Obviously, the pandemic provided a series of challenges and opportunities, so what are some of the improvements we could pick from the last year or so of trading?

For one thing, traders have found themselves with significantly more “colleagues”. The lockdowns coupled with stimulus checks have given a new generation of people more time and resources to try their hands at the markets. And that is a simple improvement we can point out.

If you used to not trade, and are trading now, well, that’s an improvement on your trading. Virtually every successful trader will point to experience and practice being the key to success.

So, having the opportunity to trade is likely to be helpful for anyone wishing to be in the markets for the long term.

First time?

Retail trading really didn’t take off until after the last recession.

Sure, there were people trading in the early 2000s, but the number of retail trading venues and customers has expanded by orders of magnitude since the end of the first decade.

Because of that, many traders likely had no experience trading during a recession. Markets had some bumps along the way, but the market dynamics are very different when stocks are crashing and central banks are pushing the panic button.

We’re ready now!

Before the pandemic, savvy traders knew that a recession would happen. We might not have known when, but we knew it was inevitable. That’s the point of portfolio diversity, proper money management, risk mitigation, etc.

But, would our strategies stand up? What kind of mistakes would we make?

Most traders now have gone through a recession – and some even started trading during one. We have a much better idea of how the market could behave when the next recession comes along, including what things have a better chance of working, and what things don’t.

What to look out for

For example, conventional wisdom says that gold was a good hedge ahead of a crisis.

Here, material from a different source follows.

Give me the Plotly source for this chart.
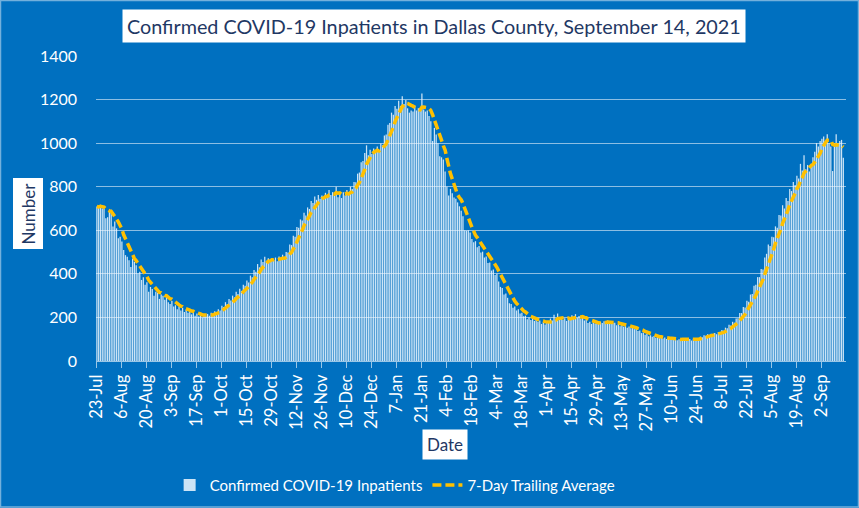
import pandas as pd
import plotly.graph_objects as go

start_date = "2020-07-23"
inpatients = [
    709, 705, 717, 700, 700, 655, 660,
    686, 694, 617, 640, 609, 563, 570,
    548, 509, 486, 478, 463, 432, 470,
    455, 440, 402, 410, 372, 385, 350,
    362, 318, 340, 330, 300, 318, 312,
    285, 305, 300, 281, 296, 270, 262,
    275, 250, 256, 238, 250, 232, 244,
    225, 236, 222, 230, 214, 226, 208,
    218, 204, 212, 200, 214, 206, 216,
    208, 222, 214, 228, 220, 238, 232,
    254, 248, 270, 262, 285, 278, 300,
    292, 318, 308, 332, 322, 350, 345,
    370, 360, 392, 385, 418, 410, 445,
    430, 466, 455, 478, 460, 472, 455,
    470, 462, 475, 458, 480, 465, 488,
    470, 500, 498, 535, 532, 575, 570,
    615, 612, 650, 645, 680, 668, 705,
    698, 735, 725, 755, 740, 762, 745,
    760, 750, 772, 758, 785, 762, 775,
    758, 800, 752, 770, 748, 775, 760,
    785, 775, 800, 790, 822, 820, 860,
    865, 912, 918, 955, 990, 945, 970,
    950, 975, 958, 985, 965, 998, 990,
    1035, 1040, 1085, 1092, 1140, 1130, 1170,
    1158, 1195, 1170, 1215, 1180, 1198, 1160,
    1140, 1150, 1145, 1172, 1150, 1160, 1150,
    1228, 1155, 1145, 1150, 1125, 1100, 1010,
    1070, 1040, 1000, 940, 935, 925, 870,
    800, 760, 790, 770, 750, 745, 728,
    710, 690, 665, 600, 598, 600, 590,
    560, 545, 550, 522, 528, 498, 502,
    475, 480, 450, 452, 415, 420, 395,
    400, 365, 340, 335, 305, 310, 290,
    265, 262, 244, 250, 232, 238, 218,
    222, 205, 208, 192, 200, 188, 196,
    184, 192, 180, 186, 170, 178, 168,
    182, 178, 195, 186, 212, 190, 218,
    192, 200, 188, 196, 184, 202, 194,
    210, 200, 215, 198, 206, 194, 202,
    186, 190, 175, 180, 170, 178, 172,
    179, 171, 180, 174, 183, 176, 186,
    178, 184, 174, 176, 164, 170, 160,
    166, 157, 162, 153, 158, 150, 156,
    146, 148, 138, 140, 128, 131, 120,
    124, 114, 118, 111, 115, 107, 112,
    105, 110, 103, 108, 101, 106, 99,
    104, 97, 101, 95, 100, 96, 104,
    99, 104, 96, 101, 94, 102, 98,
    106, 103, 112, 109, 118, 115, 123,
    118, 125, 121, 128, 123, 133, 131,
    142, 139, 153, 150, 166, 163, 180,
    176, 195, 196, 220, 220, 248, 246,
    276, 272, 305, 308, 345, 350, 385,
    385, 422, 420, 475, 492, 535, 528,
    570, 568, 618, 612, 670, 668, 715,
    700, 748, 735, 790, 780, 822, 808,
    850, 838, 905, 875, 945, 880, 900,
    870, 905, 935, 960, 1000, 985, 1010,
    1020, 1030, 1010, 1041, 1000, 985, 872,
    1000, 1041, 1000, 1010, 1015, 933,
]

dates = pd.date_range(start_date, periods=len(inpatients), freq="D")
avg7 = pd.Series(inpatients).rolling(7, min_periods=1).mean()

y_ticks = [0, 200, 400, 600, 800, 1000, 1200, 1400]

FONT = "Lato"
NAVY = "#1F3864"
BG = "#0070C0"

# plot area geometry (pixels) used to place the text boxes
L, T, W, H = 96, 56, 750, 305


def px(x):
    return (x - L) / W


def py(y):
    return (T + H - y) / H


fig = go.Figure()
fig.add_trace(go.Bar(
    x=dates, y=inpatients, name="Confirmed COVID-19 Inpatients",
    marker=dict(color="rgba(240,248,255,0.85)", line=dict(width=0)),
))
fig.add_trace(go.Scatter(
    x=dates, y=avg7, name="7-Day Trailing Average", mode="lines",
    line=dict(color="#FFC000", width=3.5, dash="9px,4px"),
))

fig.update_layout(
    width=859, height=508,
    paper_bgcolor=BG, plot_bgcolor=BG,
    margin=dict(l=L, r=859 - L - W, t=T, b=508 - T - H),
    bargap=0.3,
    font=dict(family=FONT, color="white", size=15),
    showlegend=True,
    legend=dict(
        orientation="h", xref="container", yref="container",
        x=0.46, xanchor="center", y=0.045, yanchor="middle",
        font=dict(family=FONT, size=15, color="white"),
        bgcolor="rgba(0,0,0,0)", itemwidth=30,
        traceorder="normal",
    ),
    xaxis=dict(
        type="date",
        range=["2020-07-22 12:00", "2021-09-15 12:00"],
        tick0=start_date, dtick=14 * 86400000,
        tickformat="%-d-%b", tickangle=-90,
        ticks="outside", ticklen=6, tickcolor="rgba(255,255,255,0.6)",
        showgrid=False, showline=True, linecolor="rgba(255,255,255,0.6)",
        tickfont=dict(family=FONT, size=16.5, color="white"),
        zeroline=False,
    ),
    yaxis=dict(
        range=[0, 1400], tickvals=y_ticks,
        showgrid=True, gridcolor="rgba(255,255,255,0.55)", gridwidth=1,
        tickfont=dict(family=FONT, size=16, color="white"),
        ticks="", zeroline=False, showline=False,
        ticklabelstandoff=18,
    ),
    annotations=[
        dict(text="Confirmed COVID-19 Inpatients in Dallas County, September 14, 2021",
             x=px(434), y=py(26), xref="paper", yref="paper",
             xanchor="center", yanchor="middle",
             showarrow=False, bgcolor="white", borderpad=4,
             font=dict(family=FONT, size=19.8, color=NAVY)),
        dict(text="Number", textangle=-90,
             x=px(27.5), y=py(214), xref="paper", yref="paper",
             xanchor="center", yanchor="middle",
             showarrow=False, bgcolor="white", borderpad=4,
             font=dict(family=FONT, size=17, color=NAVY)),
        dict(text="Date",
             x=px(444.5), y=py(444), xref="paper", yref="paper",
             xanchor="center", yanchor="middle",
             showarrow=False, bgcolor="white", borderpad=4,
             font=dict(family=FONT, size=17, color=NAVY)),
    ],
    shapes=[
        dict(type="rect", xref="paper", yref="paper",
             x0=px(0.5), x1=px(858.5), y0=py(507), y1=py(0.5),
             line=dict(color="rgba(255,255,255,0.45)", width=1.5),
             fillcolor="rgba(0,0,0,0)", layer="above"),
    ],
)

fig.write_html(
    "out.html",
    config={"displayModeBar": False},
    post_script="document.body.style.margin='0';document.body.style.background='#0070C0';",
)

And in the end, it did outperform. But during those crucial weeks of March, as markets crashed, the demand for liquidity also dragged on the price of gold.

Yield curve inversion also came through once again – though, perhaps not in the way it was supposed to. US bond yields inverted in mid-2019, suggesting a recession was imminent. Yield curves certainly couldn’t have predicted a virus, but they still did invert within a year of a recession.

And now as the market recovers, the most commonly talked-about asset is something that few people were interested in before the pandemic: digital assets.